Nicholas Stiansen, a senior Bioengineering major at Penn, is one of eight students and alumni receiving a Thouron Award. Nick will receive a full scholarship to cover tuition and fees, plus a stipend of £19,500 (approximately $27,000). He is still awaiting decisions from graduate programs, but his first choice is to study at Imperial College London (ICL) in the United Kingdom.
Named for Sir John Thouron, a British aristocrat and husband of Esther Driver du Pont, great-granddaughter of Alfred V. du Pont, founder of the chemical company, the Thouron Award is given to graduates of Penn and of universities in the U.K. Each year, a small number of Penn students receives awards, as well as a similar number of British students. Previous awardees include: the current nominee to head the SEC, Jay Clayton; Pulitzer-prize winning novelist Jennifer Egan; and John J. Leonard, Professor of Mechanical and Ocean Engineering and Samuel C. Collins Professor at MIT.
In addition to majoring in Bioengineering, Nick works as an undergraduate research assistant in the Spine Pain Research Laboratory of Beth Winkelstein, Vice Provost for Education and Professor, and a teaching assistant for BE 310, the second half of the junior year bioengineering lab series.
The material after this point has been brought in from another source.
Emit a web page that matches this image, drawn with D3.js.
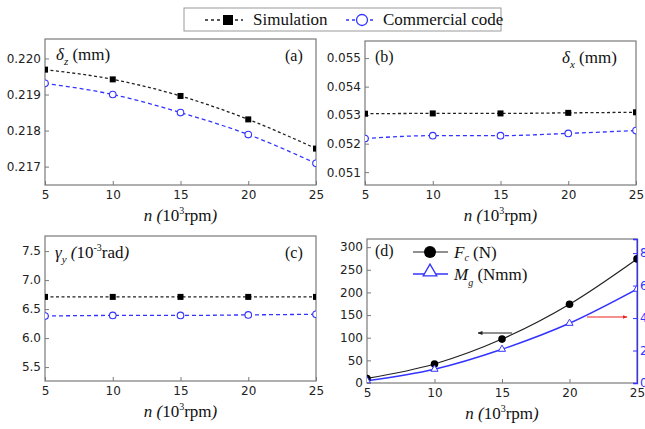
<!DOCTYPE html>
<html>
<head>
<meta charset="utf-8">
<script src="https://cdn.jsdelivr.net/npm/d3@7"></script>
<style>
	body { margin: 0; background: #fff; }
	svg { display: block; }
	.tick text { font-family: 'DejaVu Sans', Verdana, sans-serif; font-size: 12px; fill: #222; }
	.serif { font-family: 'Liberation Serif', 'Times New Roman', serif; fill: #111; }
</style>
</head>
<body>
<svg id="chart" width="645" height="429"></svg>
<script>
// speed in 10^3 rpm
let speeds = [5, 10, 15, 20, 25];
let xTicks = [5, 10, 15, 20, 25];

// (a) delta z, mm
let dzSim = [0.21969, 0.21942, 0.21896, 0.21831, 0.21750];
let dzCom = [0.21931, 0.21900, 0.21850, 0.21789, 0.21709];
let dzTicks = [0.217, 0.218, 0.219, 0.220];

// (b) delta x, mm
let dxSim = [0.05305, 0.05306, 0.05306, 0.05308, 0.05310];
let dxCom = [0.05218, 0.05228, 0.05228, 0.05236, 0.05246];
let dxTicks = [0.051, 0.052, 0.053, 0.054, 0.055];

// (c) gamma y, 10^-3 rad
let gySim = [6.71, 6.71, 6.71, 6.71, 6.71];
let gyCom = [6.38, 6.39, 6.39, 6.40, 6.41];
let gyTicks = [5.5, 6.0, 6.5, 7.0, 7.5];

// (d) Fc (N) on the left, Mg (Nmm) on the right
let fc = [10, 42, 97, 174, 274];
let mg = [0.14, 0.85, 2.08, 3.68, 5.78];
let fcTicks = [0, 50, 100, 150, 200, 250, 300];
let mgTicks = [0, 2, 4, 6, 8];

let svg = d3.select('#chart');
let blue = '#3333ff';
let frame = '#7a7a7a';

function panel (id, box, yDomain, yTicks, yFormat) {
	let x = d3.scaleLinear().domain([5, 25]).range([box.x0, box.x1]);
	let y = d3.scaleLinear().domain(yDomain).range([box.y1, box.y0]);
	let g = svg.append('g').attr('class', 'panel-' + id);

	svg.append('clipPath').attr('id', 'clip-' + id)
		.append('rect')
		.attr('x', box.x0).attr('y', box.y0)
		.attr('width', box.x1 - box.x0).attr('height', box.y1 - box.y0);

	let xa = g.append('g')
		.attr('transform', 'translate(0,' + box.y1 + ')')
		.call(d3.axisBottom(x).tickValues(xTicks).tickSize(-4).tickPadding(5).tickFormat(d3.format('d')));
	let ya = g.append('g')
		.attr('transform', 'translate(' + box.x0 + ',0)')
		.call(d3.axisLeft(y).tickValues(yTicks).tickSize(-4).tickPadding(4).tickFormat(yFormat));
	[xa, ya].forEach((a) => {
		a.select('.domain').remove();
		a.selectAll('.tick line').attr('stroke', frame);
	});

	g.append('rect')
		.attr('x', box.x0).attr('y', box.y0)
		.attr('width', box.x1 - box.x0).attr('height', box.y1 - box.y0)
		.attr('fill', 'none').attr('stroke', frame).attr('stroke-width', 1.2);

	// x title: n (10^3 rpm)
	let t = g.append('text').attr('class', 'serif')
		.attr('x', (box.x0 + box.x1) / 2).attr('y', box.y1 + 36)
		.attr('text-anchor', 'middle').style('font-size', '17px');
	t.append('tspan').attr('font-style', 'italic').text('n (');
	t.append('tspan').text('10');
	t.append('tspan').attr('dy', -7).style('font-size', '10px').text('3');
	t.append('tspan').attr('dy', 7).text('rpm');
	t.append('tspan').attr('font-style', 'italic').text(')');

	return { x: x, y: y, g: g, clip: 'url(#clip-' + id + ')' };
}

function dashedSeries (p, values, color, dash, marker) {
	let data = speeds.map((s, i) => ({ s: s, v: values[i] }));
	let line = d3.line().x((d) => p.x(d.s)).y((d) => p.y(d.v)).curve(d3.curveMonotoneX);
	let layer = p.g.append('g').attr('clip-path', p.clip);
	layer.append('path').datum(data)
		.attr('d', line)
		.attr('fill', 'none').attr('stroke', color)
		.attr('stroke-width', 1.3).attr('stroke-dasharray', dash);
	if (marker === 'square') {
		layer.selectAll('rect.m').data(data).enter().append('rect')
			.attr('class', 'm')
			.attr('x', (d) => p.x(d.s) - 3).attr('y', (d) => p.y(d.v) - 3)
			.attr('width', 6).attr('height', 6).attr('fill', '#000');
	} else {
		layer.selectAll('circle.m').data(data).enter().append('circle')
			.attr('class', 'm')
			.attr('cx', (d) => p.x(d.s)).attr('cy', (d) => p.y(d.v))
			.attr('r', 3.3).attr('fill', '#fff').attr('stroke', color).attr('stroke-width', 1.1);
	}
}

function greekLabel (g, x, y, sym, sub, unit, anchor) {
	let t = g.append('text').attr('class', 'serif')
		.attr('x', x).attr('y', y).attr('text-anchor', anchor || 'start')
		.style('font-size', '17px');
	t.append('tspan').attr('font-style', 'italic').text(sym);
	t.append('tspan').attr('dy', 5).attr('font-style', 'italic').style('font-size', '11px').text(sub);
	t.append('tspan').attr('dy', -5).text(' ' + unit);
	return t;
}

function tag (g, x, y, s) {
	g.append('text').attr('class', 'serif')
		.attr('x', x).attr('y', y).style('font-size', '16px').text(s);
}

// (a)
let pa = panel('a', { x0: 45, x1: 316, y0: 39, y1: 185 }, [0.21649, 0.22054], dzTicks, d3.format('.3f'));
dashedSeries(pa, dzSim, '#222', '3,2.5', 'square');
dashedSeries(pa, dzCom, blue, '4,3', 'circle');
greekLabel(pa.g, 56, 60, 'δ', 'z', '(mm)');
tag(pa.g, 285, 61, '(a)');

// (b)
let pb = panel('b', { x0: 365, x1: 636, y0: 41, y1: 185 }, [0.05055, 0.0556], dxTicks, d3.format('.3f'));
dashedSeries(pb, dxSim, '#222', '3,2.5', 'square');
dashedSeries(pb, dxCom, blue, '4,3', 'circle');
greekLabel(pb.g, 562, 63, 'δ', 'x', '(mm)');
tag(pb.g, 375, 62, '(b)');

// (c)
let pc = panel('c', { x0: 45, x1: 316, y0: 236, y1: 381 }, [5.26, 7.76], gyTicks, d3.format('.1f'));
dashedSeries(pc, gySim, '#222', '3,2.5', 'square');
dashedSeries(pc, gyCom, blue, '4,3', 'circle');
let gl = pc.g.append('text').attr('class', 'serif')
	.attr('x', 55).attr('y', 258).style('font-size', '17px');
gl.append('tspan').attr('font-style', 'italic').text('γ');
gl.append('tspan').attr('dy', 5).attr('font-style', 'italic').style('font-size', '11px').text('y');
gl.append('tspan').attr('dy', -5).attr('font-style', 'italic').text('  (');
gl.append('tspan').text('10');
gl.append('tspan').attr('dy', -7).style('font-size', '10px').text('-3');
gl.append('tspan').attr('dy', 7).text('rad');
gl.append('tspan').attr('font-style', 'italic').text(')');
tag(pc.g, 285, 258, '(c)');

// (d)
let pd = panel('d', { x0: 367, x1: 637, y0: 239, y1: 383 }, [0, 318], fcTicks, d3.format('d'));
let yR = d3.scaleLinear().domain([0, 8.87]).range([383, 239]);
let ra = pd.g.append('g')
	.attr('transform', 'translate(637,0)')
	.call(d3.axisRight(yR).tickValues(mgTicks).tickSize(-4).tickPadding(3).tickFormat(d3.format('d')));
ra.select('.domain').attr('stroke', blue).attr('stroke-width', 1.3);
ra.selectAll('.tick line').attr('stroke', blue);
ra.selectAll('.tick text').style('fill', blue);

let fcData = speeds.map((s, i) => ({ s: s, v: fc[i] }));
let mgData = speeds.map((s, i) => ({ s: s, v: mg[i] }));
let dl = pd.g.append('g').attr('clip-path', pd.clip);
dl.append('path').datum(fcData)
	.attr('d', d3.line().x((d) => pd.x(d.s)).y((d) => pd.y(d.v)).curve(d3.curveMonotoneX))
	.attr('fill', 'none').attr('stroke', '#222').attr('stroke-width', 1.2);
dl.append('path').datum(mgData)
	.attr('d', d3.line().x((d) => pd.x(d.s)).y((d) => yR(d.v)).curve(d3.curveMonotoneX))
	.attr('fill', 'none').attr('stroke', blue).attr('stroke-width', 1.4);
dl.selectAll('circle.fc').data(fcData).enter().append('circle')
	.attr('class', 'fc')
	.attr('cx', (d) => pd.x(d.s)).attr('cy', (d) => pd.y(d.v)).attr('r', 3.8).attr('fill', '#000');
let tri = d3.symbol().type(d3.symbolTriangle).size(22);
dl.selectAll('path.mg').data(mgData).enter().append('path')
	.attr('class', 'mg')
	.attr('transform', (d) => 'translate(' + pd.x(d.s) + ',' + yR(d.v) + ')')
	.attr('d', tri).attr('fill', '#fff').attr('stroke', blue).attr('stroke-width', 1);

tag(pd.g, 375, 256, '(d)');
// inner legend of (d)
pd.g.append('line').attr('x1', 413).attr('x2', 448).attr('y1', 252).attr('y2', 252).attr('stroke', '#222').attr('stroke-width', 1.2);
pd.g.append('circle').attr('cx', 430).attr('cy', 252).attr('r', 6).attr('fill', '#000');
pd.g.append('line').attr('x1', 413).attr('x2', 448).attr('y1', 274).attr('y2', 274).attr('stroke', blue).attr('stroke-width', 1.4);
pd.g.append('path').attr('transform', 'translate(430,272)')
	.attr('d', d3.symbol().type(d3.symbolTriangle).size(80))
	.attr('fill', '#fff').attr('stroke', blue).attr('stroke-width', 1.3);
let fl = pd.g.append('text').attr('class', 'serif').attr('x', 454).attr('y', 258).style('font-size', '17px');
fl.append('tspan').attr('font-style', 'italic').text('F');
fl.append('tspan').attr('dy', 3).attr('font-style', 'italic').style('font-size', '10px').text('c');
fl.append('tspan').attr('dy', -3).text(' (N)');
let ml = pd.g.append('text').attr('class', 'serif').attr('x', 454).attr('y', 280).style('font-size', '17px');
ml.append('tspan').attr('font-style', 'italic').text('M');
ml.append('tspan').attr('dy', 6).attr('font-style', 'italic').style('font-size', '10px').text('g');
ml.append('tspan').attr('dy', -6).text(' (Nmm)');

// arrows pointing to the axes
let defs = svg.append('defs');
[['ah-black', '#222'], ['ah-red', '#e22']].forEach((m) => {
	defs.append('marker').attr('id', m[0])
		.attr('viewBox', '0 0 10 10').attr('refX', 9).attr('refY', 5)
		.attr('markerWidth', 5).attr('markerHeight', 5).attr('orient', 'auto')
		.append('path').attr('d', 'M0,1 L10,5 L0,9 Z').attr('fill', m[1]);
});
pd.g.append('line').attr('x1', 512).attr('x2', 478).attr('y1', 333).attr('y2', 333)
	.attr('stroke', '#222').attr('stroke-width', 1).attr('marker-end', 'url(#ah-black)');
pd.g.append('line').attr('x1', 587).attr('x2', 627).attr('y1', 317).attr('y2', 317)
	.attr('stroke', '#e22').attr('stroke-width', 1).attr('marker-end', 'url(#ah-red)');

// top legend
let lg = svg.append('g');
lg.append('rect').attr('x', 184).attr('y', 8).attr('width', 317).attr('height', 23)
	.attr('fill', '#fff').attr('stroke', '#999').attr('stroke-width', 1);
lg.append('line').attr('x1', 205).attr('x2', 243).attr('y1', 20).attr('y2', 20)
	.attr('stroke', '#222').attr('stroke-width', 1.3).attr('stroke-dasharray', '3,3');
lg.append('rect').attr('x', 223).attr('y', 15).attr('width', 10).attr('height', 10).attr('fill', '#000');
lg.append('text').attr('class', 'serif').attr('x', 253).attr('y', 25).style('font-size', '17px').text('Simulation');
lg.append('line').attr('x1', 346).attr('x2', 376).attr('y1', 20).attr('y2', 20)
	.attr('stroke', blue).attr('stroke-width', 1.3).attr('stroke-dasharray', '3,3');
lg.append('circle').attr('cx', 362).attr('cy', 20).attr('r', 5.5)
	.attr('fill', '#fff').attr('stroke', blue).attr('stroke-width', 1.3);
lg.append('text').attr('class', 'serif').attr('x', 383).attr('y', 25).style('font-size', '17px').text('Commercial code');
</script>
</body>
</html>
Plus, he holds or has held positions with the Engineering Deans’ Advisory Board and the Biomedical Engineering Society, and he is involved in the Theta Tau Professional Engineering Fraternity and Tau Beta Pi Engineering Honor Society. If he enrolls at ICL, Nick intends to study in the university’s Master’s program in Medical Device Design and Entrepreneurship.